## Task statement
Retype only the lines below from the one with "Recreate this image" to the one with "from matplotlib.patches import Patch", inclusive, skipping every image.

Figure scripts:

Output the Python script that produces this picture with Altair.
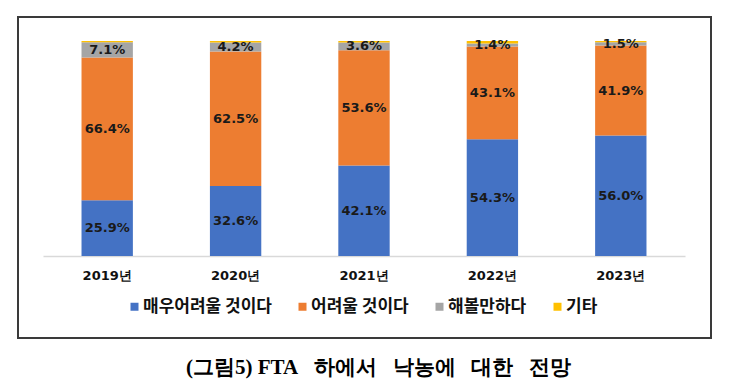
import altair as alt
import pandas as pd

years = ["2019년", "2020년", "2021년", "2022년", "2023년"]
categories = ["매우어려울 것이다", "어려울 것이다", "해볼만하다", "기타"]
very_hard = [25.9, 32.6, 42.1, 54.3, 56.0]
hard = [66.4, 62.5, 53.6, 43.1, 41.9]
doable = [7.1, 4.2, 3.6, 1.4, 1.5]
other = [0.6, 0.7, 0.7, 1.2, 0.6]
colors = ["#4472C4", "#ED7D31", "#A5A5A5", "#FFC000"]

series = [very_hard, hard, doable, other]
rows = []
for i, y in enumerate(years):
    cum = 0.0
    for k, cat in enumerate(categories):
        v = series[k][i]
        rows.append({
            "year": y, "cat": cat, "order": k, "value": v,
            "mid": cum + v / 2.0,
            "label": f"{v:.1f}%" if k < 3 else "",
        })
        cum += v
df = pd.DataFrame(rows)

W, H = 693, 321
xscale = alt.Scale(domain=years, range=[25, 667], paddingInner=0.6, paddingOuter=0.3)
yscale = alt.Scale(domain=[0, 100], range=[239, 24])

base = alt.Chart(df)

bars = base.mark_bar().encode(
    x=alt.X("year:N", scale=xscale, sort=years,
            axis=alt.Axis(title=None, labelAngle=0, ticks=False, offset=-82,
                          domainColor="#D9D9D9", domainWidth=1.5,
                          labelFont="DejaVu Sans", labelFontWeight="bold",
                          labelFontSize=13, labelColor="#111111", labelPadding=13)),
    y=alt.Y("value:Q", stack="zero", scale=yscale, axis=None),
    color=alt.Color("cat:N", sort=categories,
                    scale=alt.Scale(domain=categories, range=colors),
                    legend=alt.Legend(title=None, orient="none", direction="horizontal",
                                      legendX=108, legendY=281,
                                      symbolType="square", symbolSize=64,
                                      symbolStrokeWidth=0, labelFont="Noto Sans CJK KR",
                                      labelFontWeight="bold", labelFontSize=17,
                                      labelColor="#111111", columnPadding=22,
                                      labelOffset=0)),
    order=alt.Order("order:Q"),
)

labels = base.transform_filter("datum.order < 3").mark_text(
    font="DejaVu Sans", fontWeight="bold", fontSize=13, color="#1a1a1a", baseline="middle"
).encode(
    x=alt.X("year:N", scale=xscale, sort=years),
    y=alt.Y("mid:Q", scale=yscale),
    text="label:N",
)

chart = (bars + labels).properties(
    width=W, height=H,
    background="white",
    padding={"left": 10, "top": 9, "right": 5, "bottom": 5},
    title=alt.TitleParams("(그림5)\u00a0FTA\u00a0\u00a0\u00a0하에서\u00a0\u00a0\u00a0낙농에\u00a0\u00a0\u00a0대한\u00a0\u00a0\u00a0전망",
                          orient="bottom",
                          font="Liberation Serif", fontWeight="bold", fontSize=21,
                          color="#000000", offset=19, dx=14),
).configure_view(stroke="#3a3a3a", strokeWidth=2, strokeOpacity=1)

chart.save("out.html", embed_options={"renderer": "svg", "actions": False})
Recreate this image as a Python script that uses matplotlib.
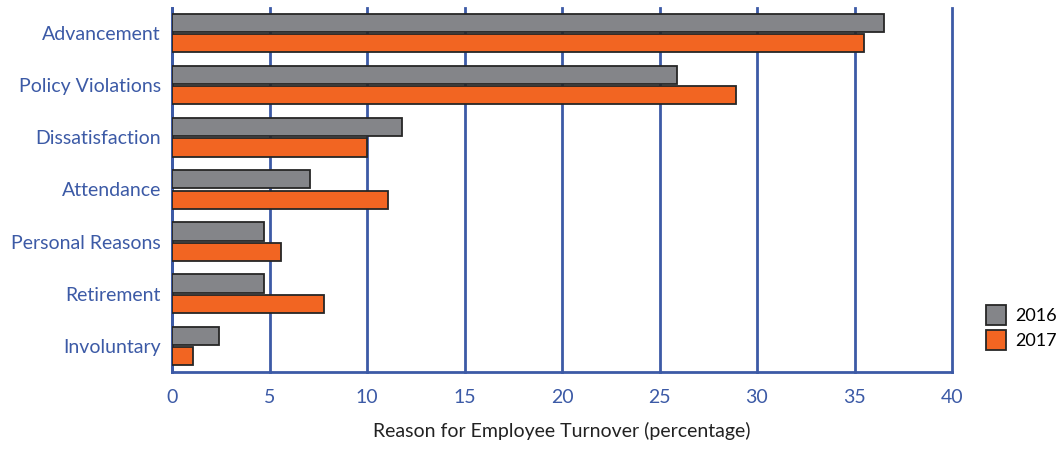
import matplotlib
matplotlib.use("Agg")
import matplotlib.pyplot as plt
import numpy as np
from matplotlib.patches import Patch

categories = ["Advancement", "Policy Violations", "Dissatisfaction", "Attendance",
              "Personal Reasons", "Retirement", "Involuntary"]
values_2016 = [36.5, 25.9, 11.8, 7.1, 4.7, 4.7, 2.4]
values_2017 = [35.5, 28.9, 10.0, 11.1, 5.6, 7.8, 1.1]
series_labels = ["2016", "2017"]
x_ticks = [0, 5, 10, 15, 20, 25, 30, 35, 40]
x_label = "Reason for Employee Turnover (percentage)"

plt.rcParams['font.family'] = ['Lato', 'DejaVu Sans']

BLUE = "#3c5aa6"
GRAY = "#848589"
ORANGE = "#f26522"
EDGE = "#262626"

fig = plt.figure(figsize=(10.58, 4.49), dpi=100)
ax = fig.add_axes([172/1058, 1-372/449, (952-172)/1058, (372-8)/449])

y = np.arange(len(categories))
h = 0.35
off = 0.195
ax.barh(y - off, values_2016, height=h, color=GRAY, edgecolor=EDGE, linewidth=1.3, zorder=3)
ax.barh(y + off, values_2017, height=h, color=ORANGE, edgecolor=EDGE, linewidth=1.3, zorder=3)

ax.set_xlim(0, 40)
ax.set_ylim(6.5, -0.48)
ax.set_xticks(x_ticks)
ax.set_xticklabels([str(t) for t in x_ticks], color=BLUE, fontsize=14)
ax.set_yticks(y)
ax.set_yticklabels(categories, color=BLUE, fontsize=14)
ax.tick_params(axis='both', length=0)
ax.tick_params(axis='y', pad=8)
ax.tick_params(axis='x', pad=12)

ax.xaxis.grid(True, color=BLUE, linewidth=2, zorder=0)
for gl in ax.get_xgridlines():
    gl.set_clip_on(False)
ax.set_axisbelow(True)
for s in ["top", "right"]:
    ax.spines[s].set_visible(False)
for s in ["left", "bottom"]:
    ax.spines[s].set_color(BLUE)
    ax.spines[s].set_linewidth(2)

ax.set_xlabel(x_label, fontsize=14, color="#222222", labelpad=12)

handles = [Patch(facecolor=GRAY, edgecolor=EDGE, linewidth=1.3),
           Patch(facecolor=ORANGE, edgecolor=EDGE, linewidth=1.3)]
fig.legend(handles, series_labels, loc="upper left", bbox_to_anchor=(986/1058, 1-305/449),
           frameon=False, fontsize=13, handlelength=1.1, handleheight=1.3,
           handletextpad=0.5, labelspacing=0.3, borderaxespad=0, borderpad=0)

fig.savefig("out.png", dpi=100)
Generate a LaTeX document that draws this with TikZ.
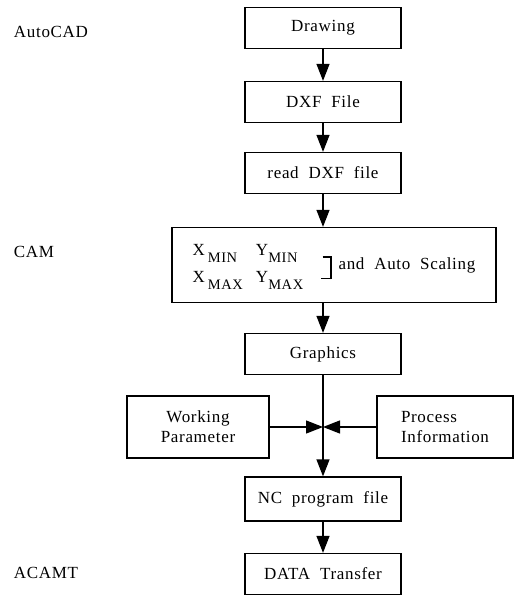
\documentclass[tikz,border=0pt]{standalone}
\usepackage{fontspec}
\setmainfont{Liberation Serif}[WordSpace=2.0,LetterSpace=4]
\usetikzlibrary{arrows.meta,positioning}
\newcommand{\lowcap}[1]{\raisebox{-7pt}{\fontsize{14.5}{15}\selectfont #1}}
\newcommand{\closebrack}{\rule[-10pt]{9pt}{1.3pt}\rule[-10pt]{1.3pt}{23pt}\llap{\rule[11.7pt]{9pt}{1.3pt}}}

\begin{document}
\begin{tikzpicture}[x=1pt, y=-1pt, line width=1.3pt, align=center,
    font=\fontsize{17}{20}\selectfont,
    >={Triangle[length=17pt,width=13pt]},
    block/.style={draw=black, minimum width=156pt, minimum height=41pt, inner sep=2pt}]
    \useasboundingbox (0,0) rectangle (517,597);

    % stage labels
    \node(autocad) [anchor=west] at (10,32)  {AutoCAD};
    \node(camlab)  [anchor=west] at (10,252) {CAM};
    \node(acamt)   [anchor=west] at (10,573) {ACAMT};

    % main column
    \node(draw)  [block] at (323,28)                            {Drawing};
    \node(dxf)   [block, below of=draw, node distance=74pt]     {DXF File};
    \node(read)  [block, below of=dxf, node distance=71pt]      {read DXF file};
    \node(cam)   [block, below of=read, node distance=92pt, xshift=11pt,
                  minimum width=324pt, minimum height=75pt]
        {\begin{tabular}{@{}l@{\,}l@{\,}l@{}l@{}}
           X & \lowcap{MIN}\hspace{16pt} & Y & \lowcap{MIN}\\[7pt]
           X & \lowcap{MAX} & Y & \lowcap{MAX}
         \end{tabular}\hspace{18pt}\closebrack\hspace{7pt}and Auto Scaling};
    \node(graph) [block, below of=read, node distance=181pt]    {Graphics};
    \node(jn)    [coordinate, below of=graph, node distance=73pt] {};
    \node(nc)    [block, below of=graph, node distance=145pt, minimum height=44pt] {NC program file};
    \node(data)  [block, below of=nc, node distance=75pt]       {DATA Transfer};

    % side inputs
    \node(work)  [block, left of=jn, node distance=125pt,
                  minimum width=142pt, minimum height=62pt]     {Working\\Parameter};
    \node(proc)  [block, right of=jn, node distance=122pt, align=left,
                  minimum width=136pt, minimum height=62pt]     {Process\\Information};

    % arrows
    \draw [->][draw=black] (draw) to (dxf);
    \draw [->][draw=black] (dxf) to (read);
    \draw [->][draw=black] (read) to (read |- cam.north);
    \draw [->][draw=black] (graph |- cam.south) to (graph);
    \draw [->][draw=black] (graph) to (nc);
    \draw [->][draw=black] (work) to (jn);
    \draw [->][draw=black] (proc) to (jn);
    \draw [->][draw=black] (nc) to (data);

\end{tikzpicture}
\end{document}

## Worked solution
Recreate this image as a Python script that uses matplotlib.
import matplotlib
matplotlib.use("Agg")
import matplotlib.pyplot as plt
import numpy as np
from matplotlib.patches import Patch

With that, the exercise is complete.